Only the lines from the top of the listing below to the line that has "plt.rcParams['font.family'] = ['Liberation" should be echoed, with both ends kept and pictures left out.

━━ Dataset content ━━

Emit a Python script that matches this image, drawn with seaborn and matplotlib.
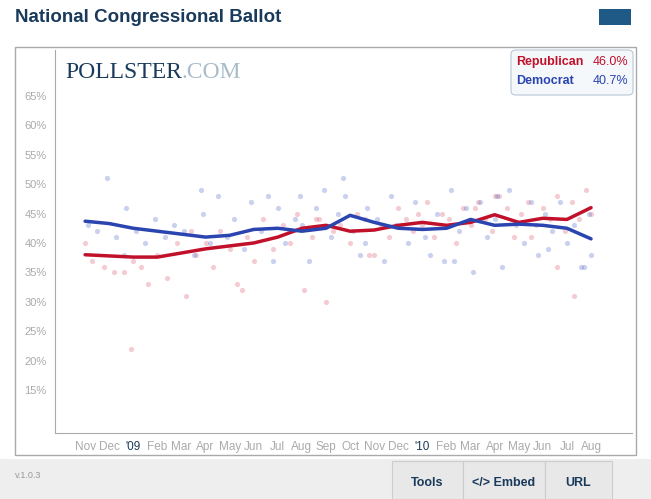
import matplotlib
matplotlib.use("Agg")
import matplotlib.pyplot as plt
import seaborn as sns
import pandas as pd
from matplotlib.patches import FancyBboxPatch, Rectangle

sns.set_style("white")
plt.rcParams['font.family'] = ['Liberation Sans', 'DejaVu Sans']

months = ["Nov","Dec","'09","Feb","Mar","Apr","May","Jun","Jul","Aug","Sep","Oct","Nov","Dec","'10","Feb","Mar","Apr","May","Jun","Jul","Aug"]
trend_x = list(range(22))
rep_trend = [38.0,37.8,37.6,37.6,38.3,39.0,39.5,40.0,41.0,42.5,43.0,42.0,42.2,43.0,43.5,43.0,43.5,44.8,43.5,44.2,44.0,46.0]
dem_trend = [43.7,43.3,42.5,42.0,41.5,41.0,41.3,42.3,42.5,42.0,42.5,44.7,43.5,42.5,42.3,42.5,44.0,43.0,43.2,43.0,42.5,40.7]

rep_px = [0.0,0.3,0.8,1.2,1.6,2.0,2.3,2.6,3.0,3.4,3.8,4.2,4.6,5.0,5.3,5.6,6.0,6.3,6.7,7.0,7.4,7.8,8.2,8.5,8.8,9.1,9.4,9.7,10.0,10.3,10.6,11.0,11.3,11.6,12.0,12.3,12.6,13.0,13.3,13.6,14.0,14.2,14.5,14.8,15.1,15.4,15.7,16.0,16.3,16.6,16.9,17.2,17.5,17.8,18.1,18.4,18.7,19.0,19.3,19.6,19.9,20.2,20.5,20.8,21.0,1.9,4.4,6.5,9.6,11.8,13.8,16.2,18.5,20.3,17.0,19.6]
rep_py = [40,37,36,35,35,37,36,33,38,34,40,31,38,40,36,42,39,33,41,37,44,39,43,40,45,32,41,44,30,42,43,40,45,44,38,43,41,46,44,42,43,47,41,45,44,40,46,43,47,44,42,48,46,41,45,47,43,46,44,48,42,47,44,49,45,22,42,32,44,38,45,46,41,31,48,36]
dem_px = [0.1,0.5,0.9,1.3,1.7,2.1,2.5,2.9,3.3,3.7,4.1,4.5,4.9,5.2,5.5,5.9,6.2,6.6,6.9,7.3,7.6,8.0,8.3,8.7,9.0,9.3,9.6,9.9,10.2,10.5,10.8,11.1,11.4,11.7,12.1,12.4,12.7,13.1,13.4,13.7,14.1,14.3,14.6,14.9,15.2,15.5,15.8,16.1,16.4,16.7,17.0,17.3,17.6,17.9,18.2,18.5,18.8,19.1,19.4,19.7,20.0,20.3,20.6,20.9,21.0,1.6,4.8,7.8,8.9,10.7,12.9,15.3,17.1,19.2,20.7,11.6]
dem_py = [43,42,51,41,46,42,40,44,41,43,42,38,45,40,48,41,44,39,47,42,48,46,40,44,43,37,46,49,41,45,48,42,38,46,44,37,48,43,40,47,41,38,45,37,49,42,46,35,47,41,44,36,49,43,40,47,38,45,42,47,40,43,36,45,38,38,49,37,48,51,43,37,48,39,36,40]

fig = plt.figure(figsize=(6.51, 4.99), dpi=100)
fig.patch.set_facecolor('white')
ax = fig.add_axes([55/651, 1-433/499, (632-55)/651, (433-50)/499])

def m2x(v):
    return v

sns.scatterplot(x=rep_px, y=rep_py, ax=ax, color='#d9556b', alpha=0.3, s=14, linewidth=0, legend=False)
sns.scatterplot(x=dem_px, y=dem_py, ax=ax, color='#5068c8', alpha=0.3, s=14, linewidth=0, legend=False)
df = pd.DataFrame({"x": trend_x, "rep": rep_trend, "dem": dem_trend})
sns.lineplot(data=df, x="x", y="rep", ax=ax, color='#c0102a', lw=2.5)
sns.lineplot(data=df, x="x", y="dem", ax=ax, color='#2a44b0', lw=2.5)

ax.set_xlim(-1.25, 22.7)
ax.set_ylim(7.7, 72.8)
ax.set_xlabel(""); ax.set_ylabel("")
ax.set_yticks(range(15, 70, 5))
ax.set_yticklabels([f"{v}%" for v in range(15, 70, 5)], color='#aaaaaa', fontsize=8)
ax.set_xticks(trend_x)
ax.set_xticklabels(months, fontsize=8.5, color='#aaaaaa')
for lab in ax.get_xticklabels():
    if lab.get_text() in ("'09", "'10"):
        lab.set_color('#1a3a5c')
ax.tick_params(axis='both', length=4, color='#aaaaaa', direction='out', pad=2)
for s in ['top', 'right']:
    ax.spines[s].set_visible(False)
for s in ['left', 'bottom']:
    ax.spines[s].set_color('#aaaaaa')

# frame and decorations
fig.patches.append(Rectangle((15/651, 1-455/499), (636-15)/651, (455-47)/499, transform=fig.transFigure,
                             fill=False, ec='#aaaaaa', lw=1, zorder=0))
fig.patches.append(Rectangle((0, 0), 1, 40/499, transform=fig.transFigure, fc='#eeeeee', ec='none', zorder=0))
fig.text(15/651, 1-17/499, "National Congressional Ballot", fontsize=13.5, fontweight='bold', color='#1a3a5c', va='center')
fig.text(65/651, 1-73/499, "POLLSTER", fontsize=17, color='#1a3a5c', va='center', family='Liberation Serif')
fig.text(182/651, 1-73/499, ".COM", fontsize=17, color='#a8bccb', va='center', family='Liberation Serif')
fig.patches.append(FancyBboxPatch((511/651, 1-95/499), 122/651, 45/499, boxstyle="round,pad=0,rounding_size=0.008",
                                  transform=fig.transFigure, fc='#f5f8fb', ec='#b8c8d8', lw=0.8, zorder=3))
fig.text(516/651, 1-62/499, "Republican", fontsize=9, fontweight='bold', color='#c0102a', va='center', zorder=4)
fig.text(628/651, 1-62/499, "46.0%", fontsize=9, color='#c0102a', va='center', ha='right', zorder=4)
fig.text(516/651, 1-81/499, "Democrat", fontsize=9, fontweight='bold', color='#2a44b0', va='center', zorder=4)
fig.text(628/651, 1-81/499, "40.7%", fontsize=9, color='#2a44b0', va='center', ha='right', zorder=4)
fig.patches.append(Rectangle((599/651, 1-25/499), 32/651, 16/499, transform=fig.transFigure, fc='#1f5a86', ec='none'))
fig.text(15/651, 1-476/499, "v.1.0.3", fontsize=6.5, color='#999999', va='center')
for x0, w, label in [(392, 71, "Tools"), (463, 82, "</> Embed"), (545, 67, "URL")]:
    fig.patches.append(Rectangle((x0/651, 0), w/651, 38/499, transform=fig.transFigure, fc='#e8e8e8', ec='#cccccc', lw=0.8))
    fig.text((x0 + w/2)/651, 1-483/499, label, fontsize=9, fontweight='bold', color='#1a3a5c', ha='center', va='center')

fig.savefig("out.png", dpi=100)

━━━

__Response for this exercise__:
Emit a Python script that matches this image, drawn with seaborn and matplotlib.
import matplotlib
matplotlib.use("Agg")
import matplotlib.pyplot as plt
import seaborn as sns
import pandas as pd
from matplotlib.patches import FancyBboxPatch, Rectangle

sns.set_style("white")
plt.rcParams['font.family'] = ['Liberation Sans', 'DejaVu Sans']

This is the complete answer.